> _Collected data_
***

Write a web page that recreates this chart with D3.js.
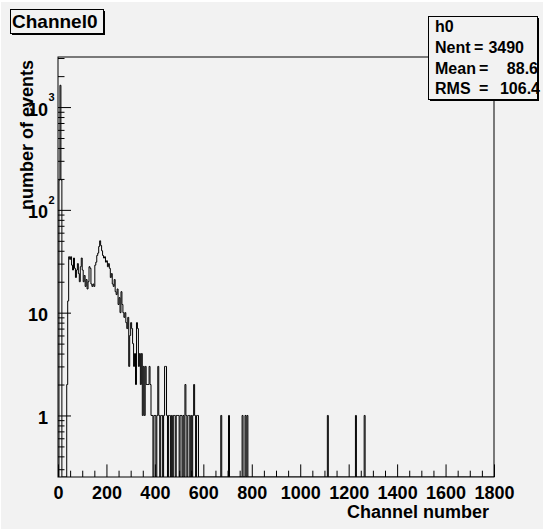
<!DOCTYPE html>
<html><head><meta charset="utf-8">
<script src="https://cdn.jsdelivr.net/npm/d3@7"></script>
<style>
body{margin:0;background:#ffffff}
svg{display:block}
text{font-family:"Liberation Sans",Arial,Helvetica,sans-serif;font-weight:bold;fill:#000}
</style>
</head><body>
<svg id="c" width="543" height="529"></svg>
<script>
// ---- data ----
const binWidth = 4;          // channels per bin
const xMax = 1800;
// counts per bin starting at channel 0
const counts = [
  0,195,1630,195,0,0,0,0,0,2,
  13,35,33,35,29,26,34,27,22,26,
  30,24,20,28,34,26,20,23,18,21,
  17,20,28,27,19,18,19,18,29,31,
  36,38,44,50,45,40,36,34,35,31,
  32,28,30,27,22,24,19,18,21,16,
  15,17,12,14,10,16,12,10,9,10,
  8,7,9,3,6,8,7,5,3,4,
  2,8,7,3,4,2,4,1,3,1,
  3,2,2,2,3,2,1,1,0,1,
  1,0,1,3,1,0,1,1,0,1,
  3,3,1,0,1,1,0,1,0,1,
  1,0,1,1,1,0,1,1,0,1,
  0,2,1,0,1,1,0,1,0,1,
  2,1,0,1,1,0
];
const tailChannels = [672, 704, 760, 772, 780, 1112, 1228, 1264];
const tailCounts   = [1, 1, 1, 1, 1, 1, 1, 1];
const xTickValues = [0,200,400,600,800,1000,1200,1400,1600,1800];
const yDecades = [1, 10, 100, 1000];
const yDecadeLabels = [["1",""],["10",""],["10","2"],["10","3"]];
const titleText = "Channel0";
const xTitle = "Channel number";
const yTitle = "number of events";
const statsName = "h0";
const statsKeys = ["Nent", "Mean", "RMS"];
const statsVals = ["3490", "88.6", "106.4"];

// ---- build full histogram ----
const nBins = xMax / binWidth;
const bins = new Array(nBins).fill(0);
counts.forEach((c, i) => bins[i] = c);
tailChannels.forEach((ch, k) => bins[Math.floor(ch / binWidth)] += tailCounts[k]);

const svg = d3.select("#c");
const W = 543, H = 529;
const bg = "#f2f2f2";
svg.append("rect").attr("x",1).attr("y",2).attr("width",W).attr("height",H).attr("fill",bg);

const L = 58, R = 494, T = 57, B = 477;
const x = d3.scaleLinear().domain([0, xMax]).range([L, R]);
const y = d3.scaleLog().domain([0.252, 3070]).range([B, T]);

// frame
svg.append("rect").attr("x",L).attr("y",T).attr("width",R-L).attr("height",B-T)
  .attr("fill",bg).attr("stroke","#000").attr("stroke-width",1);

svg.append("clipPath").attr("id","clip").append("rect")
  .attr("x",L).attr("y",T).attr("width",R-L).attr("height",B-T);

// histogram step line
const pts = [[x(0), B]];
bins.forEach((c, i) => {
  const lv = c > 0 ? y(c) : B;
  pts.push([x(i*binWidth), lv]);
  pts.push([x((i+1)*binWidth), lv]);
});
pts.push([x(xMax), B]);
svg.append("path").attr("clip-path","url(#clip)")
  .attr("d", d3.line()(pts)).attr("fill","none").attr("stroke","#000").attr("stroke-width",1);

// x axis ticks (pointing inward)
const xMinor = d3.range(0, xMax + 1, 50).filter(v => v % 200 !== 0);
const gx = svg.append("g").attr("transform",`translate(0,${B})`);
gx.call(d3.axisBottom(x).tickValues(xMinor).tickSize(-6.3).tickFormat(""));
gx.call(g => g.select(".domain").remove());
const gx2 = svg.append("g").attr("transform",`translate(0,${B})`);
gx2.call(d3.axisBottom(x).tickValues(xTickValues).tickSize(-12.6).tickPadding(9.5).tickFormat(d3.format("d")));
gx2.select(".domain").remove();
gx2.selectAll("text").style("font-size","18px").attr("fill","#000");
svg.selectAll(".tick line").attr("stroke","#000");

// y axis ticks
const yMinor = [];
[0.1,1,10,100,1000].forEach(d => { for (let m=2;m<=9;m++){ const v=d*m; if (v>=0.252 && v<=3070) yMinor.push(v);} });
const gy = svg.append("g").attr("transform",`translate(${L},0)`);
gy.call(d3.axisLeft(y).tickValues(yMinor).tickSize(-6.5).tickFormat(""));
gy.select(".domain").remove();
const gy2 = svg.append("g").attr("transform",`translate(${L},0)`);
gy2.call(d3.axisLeft(y).tickValues(yDecades).tickSize(-13).tickFormat(""));
gy2.select(".domain").remove();
svg.selectAll(".tick line").attr("stroke","#000");

// y labels
yDecades.forEach((d, i) => {
  const [base, exp] = yDecadeLabels[i];
  svg.append("text").attr("x",48).attr("y",y(d)+8.5).attr("text-anchor","end")
    .style("font-size","18px").text(base);
  if (exp) svg.append("text").attr("x",48.5).attr("y",y(d)-6)
    .style("font-size","11px").text(exp);
});

// axis titles
svg.append("text").attr("x",489).attr("y",518).attr("text-anchor","end")
  .style("font-size","18px").text(xTitle);
svg.append("text").attr("transform","translate(33,60) rotate(-90)").attr("text-anchor","end")
  .style("font-size","18px").text(yTitle);

// title box
svg.append("rect").attr("x",12).attr("y",11).attr("width",93).attr("height",24).attr("fill","#000");
svg.append("rect").attr("x",10.5).attr("y",9.5).attr("width",93).attr("height",24)
  .attr("fill",bg).attr("stroke","#000").attr("stroke-width",1);
svg.append("text").attr("x",12).attr("y",28.3).style("font-size","19px").text(titleText);

// stats box
svg.append("rect").attr("x",430).attr("y",18).attr("width",109).attr("height",83).attr("fill","#000");
svg.append("rect").attr("x",428.5).attr("y",16.5).attr("width",109).attr("height",83)
  .attr("fill",bg).attr("stroke","#000").attr("stroke-width",1);
svg.append("text").attr("x",435).attr("y",32.3).style("font-size","16px").text(statsName);
const rowY = [53.3, 74, 94.3];
const eqX = [474, 479, 479];
const valEnd = [524, 538, 540];
statsKeys.forEach((k, i) => {
  svg.append("text").attr("x",435).attr("y",rowY[i]).style("font-size","16px").text(k);
  svg.append("text").attr("x",eqX[i]).attr("y",rowY[i]).style("font-size","16px").text("=");
  svg.append("text").attr("x",valEnd[i]).attr("y",rowY[i]).attr("text-anchor","end").style("font-size","16px").text(statsVals[i]);
});
</script>
</body></html>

***

> _Direction_
Extract the full listing above verbatim; pictures are to be left out of the copy.

> _Final result_
Write a web page that recreates this chart with D3.js.
<!DOCTYPE html>
<html><head><meta charset="utf-8">
<script src="https://cdn.jsdelivr.net/npm/d3@7"></script>
<style>
body{margin:0;background:#ffffff}
svg{display:block}
text{font-family:"Liberation Sans",Arial,Helvetica,sans-serif;font-weight:bold;fill:#000}
</style>
</head><body>
<svg id="c" width="543" height="529"></svg>
<script>
// ---- data ----
const binWidth = 4;          // channels per bin
const xMax = 1800;
// counts per bin starting at channel 0
const counts = [
  0,195,1630,195,0,0,0,0,0,2,
  13,35,33,35,29,26,34,27,22,26,
  30,24,20,28,34,26,20,23,18,21,
  17,20,28,27,19,18,19,18,29,31,
  36,38,44,50,45,40,36,34,35,31,
  32,28,30,27,22,24,19,18,21,16,
  15,17,12,14,10,16,12,10,9,10,
  8,7,9,3,6,8,7,5,3,4,
  2,8,7,3,4,2,4,1,3,1,
  3,2,2,2,3,2,1,1,0,1,
  1,0,1,3,1,0,1,1,0,1,
  3,3,1,0,1,1,0,1,0,1,
  1,0,1,1,1,0,1,1,0,1,
  0,2,1,0,1,1,0,1,0,1,
  2,1,0,1,1,0
];
const tailChannels = [672, 704, 760, 772, 780, 1112, 1228, 1264];
const tailCounts   = [1, 1, 1, 1, 1, 1, 1, 1];
const xTickValues = [0,200,400,600,800,1000,1200,1400,1600,1800];
const yDecades = [1, 10, 100, 1000];
const yDecadeLabels = [["1",""],["10",""],["10","2"],["10","3"]];
const titleText = "Channel0";
const xTitle = "Channel number";
const yTitle = "number of events";
const statsName = "h0";
const statsKeys = ["Nent", "Mean", "RMS"];
const statsVals = ["3490", "88.6", "106.4"];

// ---- build full histogram ----
const nBins = xMax / binWidth;
const bins = new Array(nBins).fill(0);
counts.forEach((c, i) => bins[i] = c);
tailChannels.forEach((ch, k) => bins[Math.floor(ch / binWidth)] += tailCounts[k]);

const svg = d3.select("#c");
const W = 543, H = 529;
const bg = "#f2f2f2";
svg.append("rect").attr("x",1).attr("y",2).attr("width",W).attr("height",H).attr("fill",bg);

const L = 58, R = 494, T = 57, B = 477;
const x = d3.scaleLinear().domain([0, xMax]).range([L, R]);
const y = d3.scaleLog().domain([0.252, 3070]).range([B, T]);

// frame
svg.append("rect").attr("x",L).attr("y",T).attr("width",R-L).attr("height",B-T)
  .attr("fill",bg).attr("stroke","#000").attr("stroke-width",1);

svg.append("clipPath").attr("id","clip").append("rect")
  .attr("x",L).attr("y",T).attr("width",R-L).attr("height",B-T);

// histogram step line
const pts = [[x(0), B]];
bins.forEach((c, i) => {
  const lv = c > 0 ? y(c) : B;
  pts.push([x(i*binWidth), lv]);
  pts.push([x((i+1)*binWidth), lv]);
});
pts.push([x(xMax), B]);
svg.append("path").attr("clip-path","url(#clip)")
  .attr("d", d3.line()(pts)).attr("fill","none").attr("stroke","#000").attr("stroke-width",1);

// x axis ticks (pointing inward)
const xMinor = d3.range(0, xMax + 1, 50).filter(v => v % 200 !== 0);
const gx = svg.append("g").attr("transform",`translate(0,${B})`);
gx.call(d3.axisBottom(x).tickValues(xMinor).tickSize(-6.3).tickFormat(""));
gx.call(g => g.select(".domain").remove());
const gx2 = svg.append("g").attr("transform",`translate(0,${B})`);
gx2.call(d3.axisBottom(x).tickValues(xTickValues).tickSize(-12.6).tickPadding(9.5).tickFormat(d3.format("d")));
gx2.select(".domain").remove();
gx2.selectAll("text").style("font-size","18px").attr("fill","#000");
svg.selectAll(".tick line").attr("stroke","#000");

// y axis ticks
const yMinor = [];
[0.1,1,10,100,1000].forEach(d => { for (let m=2;m<=9;m++){ const v=d*m; if (v>=0.252 && v<=3070) yMinor.push(v);} });
const gy = svg.append("g").attr("transform",`translate(${L},0)`);
gy.call(d3.axisLeft(y).tickValues(yMinor).tickSize(-6.5).tickFormat(""));
gy.select(".domain").remove();
const gy2 = svg.append("g").attr("transform",`translate(${L},0)`);
gy2.call(d3.axisLeft(y).tickValues(yDecades).tickSize(-13).tickFormat(""));
gy2.select(".domain").remove();
svg.selectAll(".tick line").attr("stroke","#000");

// y labels
yDecades.forEach((d, i) => {
  const [base, exp] = yDecadeLabels[i];
  svg.append("text").attr("x",48).attr("y",y(d)+8.5).attr("text-anchor","end")
    .style("font-size","18px").text(base);
  if (exp) svg.append("text").attr("x",48.5).attr("y",y(d)-6)
    .style("font-size","11px").text(exp);
});

// axis titles
svg.append("text").attr("x",489).attr("y",518).attr("text-anchor","end")
  .style("font-size","18px").text(xTitle);
svg.append("text").attr("transform","translate(33,60) rotate(-90)").attr("text-anchor","end")
  .style("font-size","18px").text(yTitle);

// title box
svg.append("rect").attr("x",12).attr("y",11).attr("width",93).attr("height",24).attr("fill","#000");
svg.append("rect").attr("x",10.5).attr("y",9.5).attr("width",93).attr("height",24)
  .attr("fill",bg).attr("stroke","#000").attr("stroke-width",1);
svg.append("text").attr("x",12).attr("y",28.3).style("font-size","19px").text(titleText);

// stats box
svg.append("rect").attr("x",430).attr("y",18).attr("width",109).attr("height",83).attr("fill","#000");
svg.append("rect").attr("x",428.5).attr("y",16.5).attr("width",109).attr("height",83)
  .attr("fill",bg).attr("stroke","#000").attr("stroke-width",1);
svg.append("text").attr("x",435).attr("y",32.3).style("font-size","16px").text(statsName);
const rowY = [53.3, 74, 94.3];
const eqX = [474, 479, 479];
const valEnd = [524, 538, 540];
statsKeys.forEach((k, i) => {
  svg.append("text").attr("x",435).attr("y",rowY[i]).style("font-size","16px").text(k);
  svg.append("text").attr("x",eqX[i]).attr("y",rowY[i]).style("font-size","16px").text("=");
  svg.append("text").attr("x",valEnd[i]).attr("y",rowY[i]).attr("text-anchor","end").style("font-size","16px").text(statsVals[i]);
});
</script>
</body></html>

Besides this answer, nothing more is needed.